## MATERIAL PROVIDED
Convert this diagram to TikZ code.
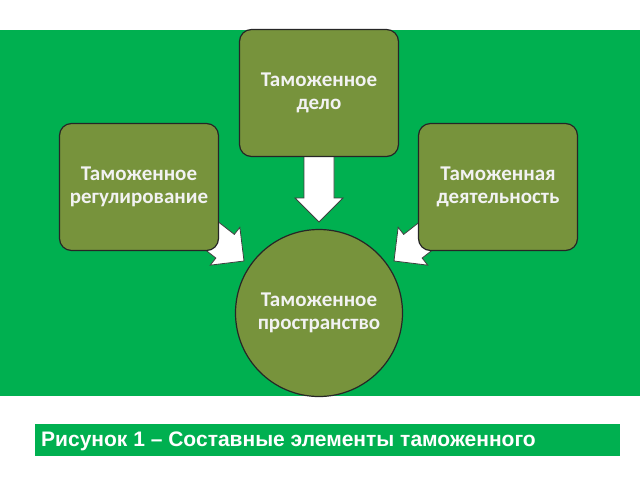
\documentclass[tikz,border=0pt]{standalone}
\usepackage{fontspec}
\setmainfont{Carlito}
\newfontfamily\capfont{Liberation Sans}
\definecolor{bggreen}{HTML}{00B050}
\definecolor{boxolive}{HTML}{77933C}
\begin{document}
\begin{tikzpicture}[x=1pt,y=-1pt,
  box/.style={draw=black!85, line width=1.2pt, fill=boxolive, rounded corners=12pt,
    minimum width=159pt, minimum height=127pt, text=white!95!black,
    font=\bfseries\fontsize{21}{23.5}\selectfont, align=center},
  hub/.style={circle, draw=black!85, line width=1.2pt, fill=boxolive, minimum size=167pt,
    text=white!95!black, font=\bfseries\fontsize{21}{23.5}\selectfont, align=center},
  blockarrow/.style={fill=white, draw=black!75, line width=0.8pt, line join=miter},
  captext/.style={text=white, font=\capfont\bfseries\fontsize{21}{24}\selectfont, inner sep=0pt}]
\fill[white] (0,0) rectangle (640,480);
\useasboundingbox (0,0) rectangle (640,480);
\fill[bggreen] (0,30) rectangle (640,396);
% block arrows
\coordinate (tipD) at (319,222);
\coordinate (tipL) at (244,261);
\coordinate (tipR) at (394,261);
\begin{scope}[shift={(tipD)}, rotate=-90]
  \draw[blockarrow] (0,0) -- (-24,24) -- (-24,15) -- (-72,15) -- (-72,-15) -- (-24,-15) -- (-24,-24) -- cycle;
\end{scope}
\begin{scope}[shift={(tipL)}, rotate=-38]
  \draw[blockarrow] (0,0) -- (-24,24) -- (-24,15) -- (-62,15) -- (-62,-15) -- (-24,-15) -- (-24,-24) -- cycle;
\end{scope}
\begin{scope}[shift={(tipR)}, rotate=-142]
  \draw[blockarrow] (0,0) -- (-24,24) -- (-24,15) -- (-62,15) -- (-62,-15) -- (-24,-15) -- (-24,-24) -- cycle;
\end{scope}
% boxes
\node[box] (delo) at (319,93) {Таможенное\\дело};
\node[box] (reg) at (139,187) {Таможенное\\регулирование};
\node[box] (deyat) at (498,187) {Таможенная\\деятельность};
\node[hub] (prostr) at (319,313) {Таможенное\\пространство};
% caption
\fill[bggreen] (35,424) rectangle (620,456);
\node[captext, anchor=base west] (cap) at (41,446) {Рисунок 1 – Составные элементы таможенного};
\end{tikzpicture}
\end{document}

## WHAT IS BEING ASKED
Transcribe the listing above verbatim. Omit the pictures.

## TASK OUTPUT
Convert this diagram to TikZ code.
\documentclass[tikz,border=0pt]{standalone}
\usepackage{fontspec}
\setmainfont{Carlito}
\newfontfamily\capfont{Liberation Sans}
\definecolor{bggreen}{HTML}{00B050}
\definecolor{boxolive}{HTML}{77933C}
\begin{document}
\begin{tikzpicture}[x=1pt,y=-1pt,
  box/.style={draw=black!85, line width=1.2pt, fill=boxolive, rounded corners=12pt,
    minimum width=159pt, minimum height=127pt, text=white!95!black,
    font=\bfseries\fontsize{21}{23.5}\selectfont, align=center},
  hub/.style={circle, draw=black!85, line width=1.2pt, fill=boxolive, minimum size=167pt,
    text=white!95!black, font=\bfseries\fontsize{21}{23.5}\selectfont, align=center},
  blockarrow/.style={fill=white, draw=black!75, line width=0.8pt, line join=miter},
  captext/.style={text=white, font=\capfont\bfseries\fontsize{21}{24}\selectfont, inner sep=0pt}]
\fill[white] (0,0) rectangle (640,480);
\useasboundingbox (0,0) rectangle (640,480);
\fill[bggreen] (0,30) rectangle (640,396);
% block arrows
\coordinate (tipD) at (319,222);
\coordinate (tipL) at (244,261);
\coordinate (tipR) at (394,261);
\begin{scope}[shift={(tipD)}, rotate=-90]
  \draw[blockarrow] (0,0) -- (-24,24) -- (-24,15) -- (-72,15) -- (-72,-15) -- (-24,-15) -- (-24,-24) -- cycle;
\end{scope}
\begin{scope}[shift={(tipL)}, rotate=-38]
  \draw[blockarrow] (0,0) -- (-24,24) -- (-24,15) -- (-62,15) -- (-62,-15) -- (-24,-15) -- (-24,-24) -- cycle;
\end{scope}
\begin{scope}[shift={(tipR)}, rotate=-142]
  \draw[blockarrow] (0,0) -- (-24,24) -- (-24,15) -- (-62,15) -- (-62,-15) -- (-24,-15) -- (-24,-24) -- cycle;
\end{scope}
% boxes
\node[box] (delo) at (319,93) {Таможенное\\дело};
\node[box] (reg) at (139,187) {Таможенное\\регулирование};
\node[box] (deyat) at (498,187) {Таможенная\\деятельность};
\node[hub] (prostr) at (319,313) {Таможенное\\пространство};
% caption
\fill[bggreen] (35,424) rectangle (620,456);
\node[captext, anchor=base west] (cap) at (41,446) {Рисунок 1 – Составные элементы таможенного};
\end{tikzpicture}
\end{document}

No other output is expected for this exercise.